*Exercise:* Retype each line exactly. Skip images.

•••

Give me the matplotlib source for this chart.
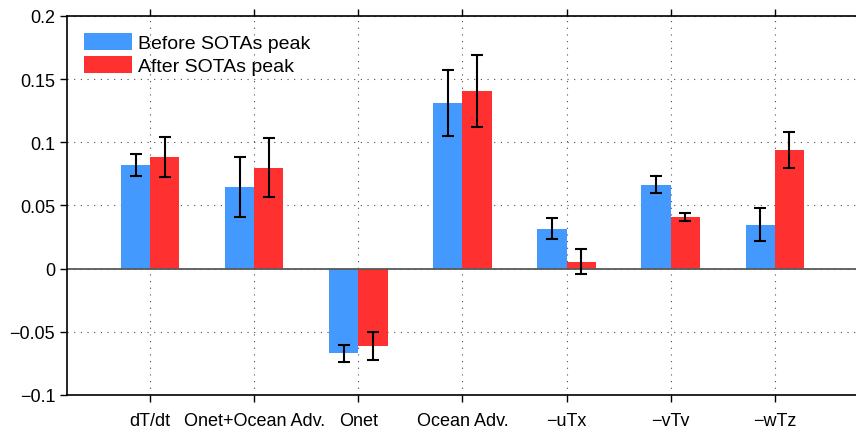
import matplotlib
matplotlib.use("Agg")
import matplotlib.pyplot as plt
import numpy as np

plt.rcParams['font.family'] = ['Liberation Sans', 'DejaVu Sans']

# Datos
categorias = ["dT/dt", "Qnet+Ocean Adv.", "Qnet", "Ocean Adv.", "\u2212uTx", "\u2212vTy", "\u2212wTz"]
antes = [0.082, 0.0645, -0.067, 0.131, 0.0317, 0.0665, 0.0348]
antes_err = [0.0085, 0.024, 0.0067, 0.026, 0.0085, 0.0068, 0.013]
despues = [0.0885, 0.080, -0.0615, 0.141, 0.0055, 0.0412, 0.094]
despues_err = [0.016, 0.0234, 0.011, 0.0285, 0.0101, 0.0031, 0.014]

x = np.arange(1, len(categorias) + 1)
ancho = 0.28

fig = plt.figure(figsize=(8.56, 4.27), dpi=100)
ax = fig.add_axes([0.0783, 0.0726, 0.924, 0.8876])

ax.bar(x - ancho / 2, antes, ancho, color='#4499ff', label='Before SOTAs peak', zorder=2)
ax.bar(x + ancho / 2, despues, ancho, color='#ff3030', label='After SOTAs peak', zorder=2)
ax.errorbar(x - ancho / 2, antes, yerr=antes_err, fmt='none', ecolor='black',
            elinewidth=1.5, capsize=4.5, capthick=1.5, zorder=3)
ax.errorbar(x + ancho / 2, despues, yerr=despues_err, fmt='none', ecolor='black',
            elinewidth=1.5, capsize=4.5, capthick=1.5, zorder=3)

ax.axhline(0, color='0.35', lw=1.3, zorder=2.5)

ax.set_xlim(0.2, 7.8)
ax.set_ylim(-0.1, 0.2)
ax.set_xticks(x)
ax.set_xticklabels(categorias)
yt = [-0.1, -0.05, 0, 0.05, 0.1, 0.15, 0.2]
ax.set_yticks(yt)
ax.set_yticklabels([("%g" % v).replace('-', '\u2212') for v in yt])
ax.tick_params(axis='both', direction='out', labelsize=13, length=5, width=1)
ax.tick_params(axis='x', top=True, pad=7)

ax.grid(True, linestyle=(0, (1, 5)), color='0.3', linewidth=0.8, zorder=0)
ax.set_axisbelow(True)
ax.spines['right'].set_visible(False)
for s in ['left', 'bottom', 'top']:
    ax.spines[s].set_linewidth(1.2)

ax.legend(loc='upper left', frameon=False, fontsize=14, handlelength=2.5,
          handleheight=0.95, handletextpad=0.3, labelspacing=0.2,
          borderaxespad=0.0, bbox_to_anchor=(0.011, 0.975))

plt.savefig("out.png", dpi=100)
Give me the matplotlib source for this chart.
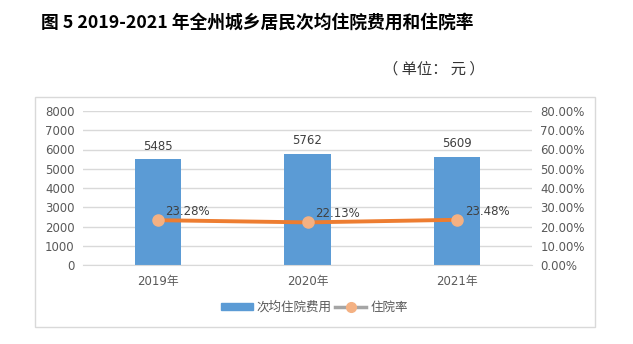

•••

*Answer to this task:*
Give me the matplotlib source for this chart.
import matplotlib
matplotlib.use("Agg")
import matplotlib.pyplot as plt
import numpy as np

plt.rcParams['font.family'] = ['Liberation Sans', 'DejaVu Sans']

# Datos
categorias = ["dT/dt", "Qnet+Ocean Adv.", "Qnet", "Ocean Adv.", "\u2212uTx", "\u2212vTy", "\u2212wTz"]
antes = [0.082, 0.0645, -0.067, 0.131, 0.0317, 0.0665, 0.0348]
antes_err = [0.0085, 0.024, 0.0067, 0.026, 0.0085, 0.0068, 0.013]
despues = [0.0885, 0.080, -0.0615, 0.141, 0.0055, 0.0412, 0.094]
despues_err = [0.016, 0.0234, 0.011, 0.0285, 0.0101, 0.0031, 0.014]

x = np.arange(1, len(categorias) + 1)
ancho = 0.28

fig = plt.figure(figsize=(8.56, 4.27), dpi=100)
ax = fig.add_axes([0.0783, 0.0726, 0.924, 0.8876])

ax.bar(x - ancho / 2, antes, ancho, color='#4499ff', label='Before SOTAs peak', zorder=2)
ax.bar(x + ancho / 2, despues, ancho, color='#ff3030', label='After SOTAs peak', zorder=2)
ax.errorbar(x - ancho / 2, antes, yerr=antes_err, fmt='none', ecolor='black',
            elinewidth=1.5, capsize=4.5, capthick=1.5, zorder=3)
ax.errorbar(x + ancho / 2, despues, yerr=despues_err, fmt='none', ecolor='black',
            elinewidth=1.5, capsize=4.5, capthick=1.5, zorder=3)

ax.axhline(0, color='0.35', lw=1.3, zorder=2.5)

ax.set_xlim(0.2, 7.8)
ax.set_ylim(-0.1, 0.2)
ax.set_xticks(x)
ax.set_xticklabels(categorias)
yt = [-0.1, -0.05, 0, 0.05, 0.1, 0.15, 0.2]
ax.set_yticks(yt)
ax.set_yticklabels([("%g" % v).replace('-', '\u2212') for v in yt])
ax.tick_params(axis='both', direction='out', labelsize=13, length=5, width=1)
ax.tick_params(axis='x', top=True, pad=7)

ax.grid(True, linestyle=(0, (1, 5)), color='0.3', linewidth=0.8, zorder=0)
ax.set_axisbelow(True)
ax.spines['right'].set_visible(False)
for s in ['left', 'bottom', 'top']:
    ax.spines[s].set_linewidth(1.2)

ax.legend(loc='upper left', frameon=False, fontsize=14, handlelength=2.5,
          handleheight=0.95, handletextpad=0.3, labelspacing=0.2,
          borderaxespad=0.0, bbox_to_anchor=(0.011, 0.975))

plt.savefig("out.png", dpi=100)
Give me the matplotlib source for this chart.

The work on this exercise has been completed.